Because there were no significant differences at baseline for 3-day dietary recall, medications, or lifestyle (though details on this self-reported data were not given), there is a reasonable confidence that the BSP mediated the effects. The relative contribution of SFN to the changes cannot be determined in this study, as the presence of other phytochemicals in the BSP is propriety information. However, in rats, broccoli sprouts low in the SFN precursor glucoraphanin compared to a control group did not reduce oxidative stress, while broccoli sprouts high in glucoraphanin did (Wu et al., 2004). It is likely SFN per se is responsible for the reduction in oxidative stress in the experiment by Bahadoran et al. (2011). However, it remains to be determined if daily dosing is necessary or for how long the changes remain after discontinuation of BSP consumption. Serum total oxidant status was not significantly changed by either treatment compared to PLC or baseline. This could be because the dose was insufficient to have an effect, the length of treatment was too short, or the treatment does not alter oxidants in the assay. Another human trial (Riedl et al., 2009) established a dose-response effect from SFN on phase-II enzyme expression at a minimum dose of 51 µmol per day. Bahadoran et al. (2011) used doses of 112 µmol and 225 µmol SFN per day. Other research (Murashima et al. (2004) used fresh broccoli sprouts at 100 grams per day. Because of this variability, the ideal dose of SFN or broccoli sprouts is not yet understood.
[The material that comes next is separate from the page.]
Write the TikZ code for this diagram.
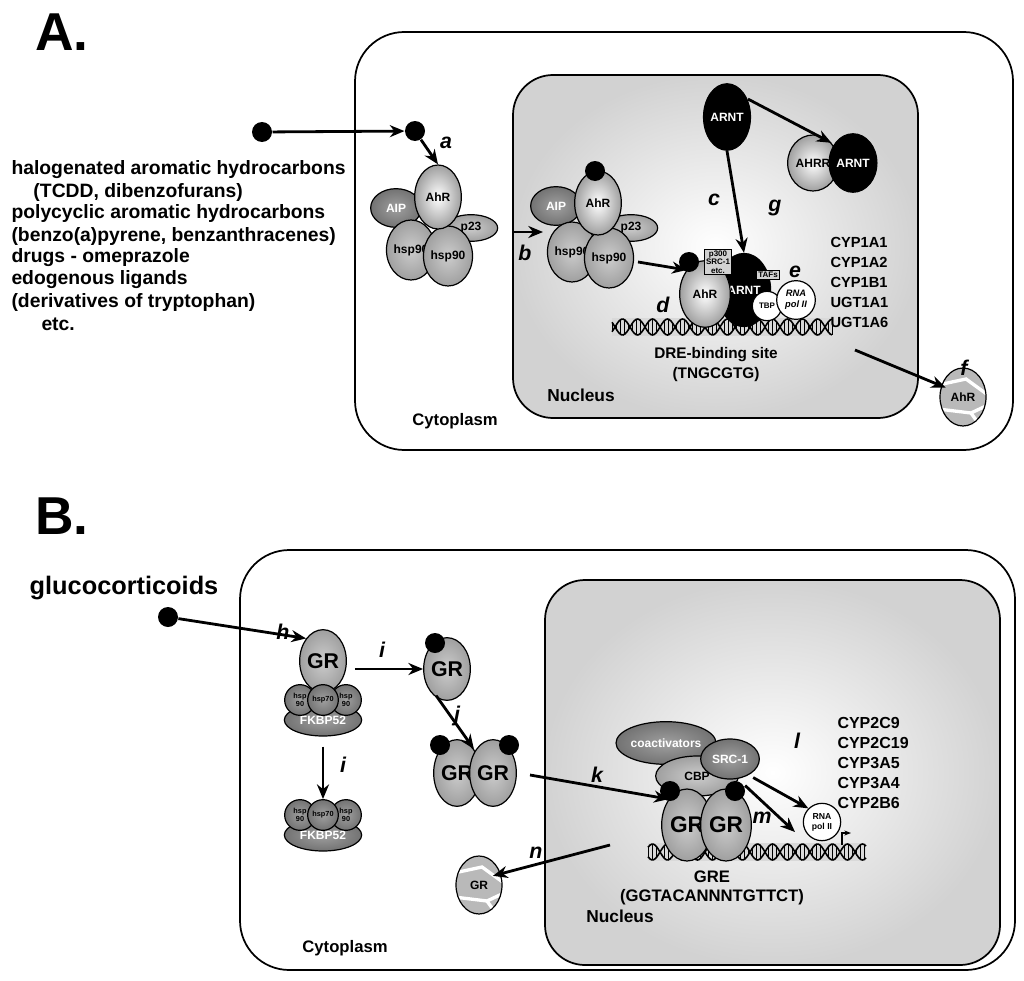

Broccoli sprout powder standardized for sulforaphane increased serum antioxidant capacity in type 2 diabetes patients and reduced serum MDA and OX-LDL, markers of lipid peroxidation. These results suggest that BSP may be an effective therapy to reduce the risk of vascular complications caused by oxidative stress in this population and warrant additional research. In particular, establishing dose thresholds, elucidating the relationship of glycemic changes and oxidative stress, and linking the reduction of oxidative stress with relevant vascular outcomes is essential.